_DATA SECTION_.
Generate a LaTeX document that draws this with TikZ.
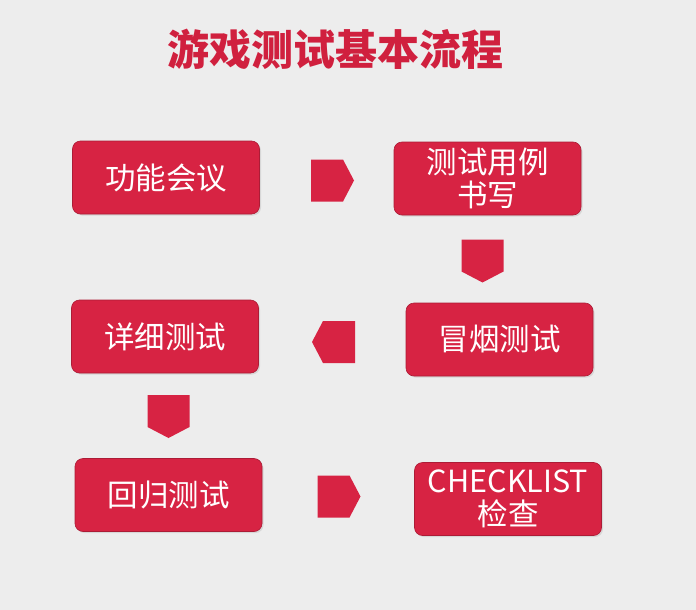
\documentclass[tikz,border=0pt]{standalone}
\usepackage{fontspec}
\newfontfamily\cjk{Noto Sans CJK SC}
\usetikzlibrary{shapes,shadows,positioning}
\definecolor{hongse}{RGB}{215,35,67}
\definecolor{biaotise}{RGB}{208,32,62}
\definecolor{beijing}{RGB}{237,237,237}

\begin{document}
\begin{tikzpicture}[x=1pt,y=-1pt,
    kuang/.style={rounded corners=8pt, fill=hongse, draw=hongse!80!black, line width=0.6pt,
        minimum width=187pt, minimum height=73pt, inner sep=0pt, text=white, align=center,
        font=\cjk\fontsize{30.5}{33}\selectfont,
        drop shadow={opacity=0.2, shadow xshift=1.5pt, shadow yshift=-1.5pt}},
    pics/jiantou/.style={code={
        \fill[hongse] (-21.5,-21) -- (10.5,-21) -- (21.5,0) -- (10.5,21) -- (-21.5,21) -- cycle;}}]
    \fill[beijing] (0,0) rectangle (696,610);
    \useasboundingbox (0,0) rectangle (696,610);
    % title
    \node[font=\cjk\bfseries\fontsize{42}{42}\selectfont, text=biaotise] (biaoti) at (335,49) {游戏测试基本流程};
    % steps
    \node[kuang] (gongneng) at (166,177.5) {功能会议};
    \node[kuang] (yongli) at (487.5,178.5) {测试用例\\书写};
    \node[kuang] (maoyan) at (499.5,339.5) {冒烟测试};
    \node[kuang] (xiangxi) at (165,336.5) {详细测试};
    \node[kuang] (huigui) at (168.5,495) {回归测试};
    \node[kuang] (checklist) at (508,499) {CHECKLIST\\检查};
    % arrows between the steps
    \pic (j1) at (332.5,180.5) {jiantou};
    \pic[rotate=-90] (j2) at (482.5,261) {jiantou};
    \pic[rotate=180] (j3) at (333.5,342) {jiantou};
    \pic[rotate=-90] (j4) at (168.5,416.5) {jiantou};
    \pic (j5) at (339,496.5) {jiantou};
\end{tikzpicture}
\end{document}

_TASK OBJECTIVE_.
Without including any pictures, print all of the material exactly as given.

_FINAL ANSWER_.
Generate a LaTeX document that draws this with TikZ.
\documentclass[tikz,border=0pt]{standalone}
\usepackage{fontspec}
\newfontfamily\cjk{Noto Sans CJK SC}
\usetikzlibrary{shapes,shadows,positioning}
\definecolor{hongse}{RGB}{215,35,67}
\definecolor{biaotise}{RGB}{208,32,62}
\definecolor{beijing}{RGB}{237,237,237}

\begin{document}
\begin{tikzpicture}[x=1pt,y=-1pt,
    kuang/.style={rounded corners=8pt, fill=hongse, draw=hongse!80!black, line width=0.6pt,
        minimum width=187pt, minimum height=73pt, inner sep=0pt, text=white, align=center,
        font=\cjk\fontsize{30.5}{33}\selectfont,
        drop shadow={opacity=0.2, shadow xshift=1.5pt, shadow yshift=-1.5pt}},
    pics/jiantou/.style={code={
        \fill[hongse] (-21.5,-21) -- (10.5,-21) -- (21.5,0) -- (10.5,21) -- (-21.5,21) -- cycle;}}]
    \fill[beijing] (0,0) rectangle (696,610);
    \useasboundingbox (0,0) rectangle (696,610);
    % title
    \node[font=\cjk\bfseries\fontsize{42}{42}\selectfont, text=biaotise] (biaoti) at (335,49) {游戏测试基本流程};
    % steps
    \node[kuang] (gongneng) at (166,177.5) {功能会议};
    \node[kuang] (yongli) at (487.5,178.5) {测试用例\\书写};
    \node[kuang] (maoyan) at (499.5,339.5) {冒烟测试};
    \node[kuang] (xiangxi) at (165,336.5) {详细测试};
    \node[kuang] (huigui) at (168.5,495) {回归测试};
    \node[kuang] (checklist) at (508,499) {CHECKLIST\\检查};
    % arrows between the steps
    \pic (j1) at (332.5,180.5) {jiantou};
    \pic[rotate=-90] (j2) at (482.5,261) {jiantou};
    \pic[rotate=180] (j3) at (333.5,342) {jiantou};
    \pic[rotate=-90] (j4) at (168.5,416.5) {jiantou};
    \pic (j5) at (339,496.5) {jiantou};
\end{tikzpicture}
\end{document}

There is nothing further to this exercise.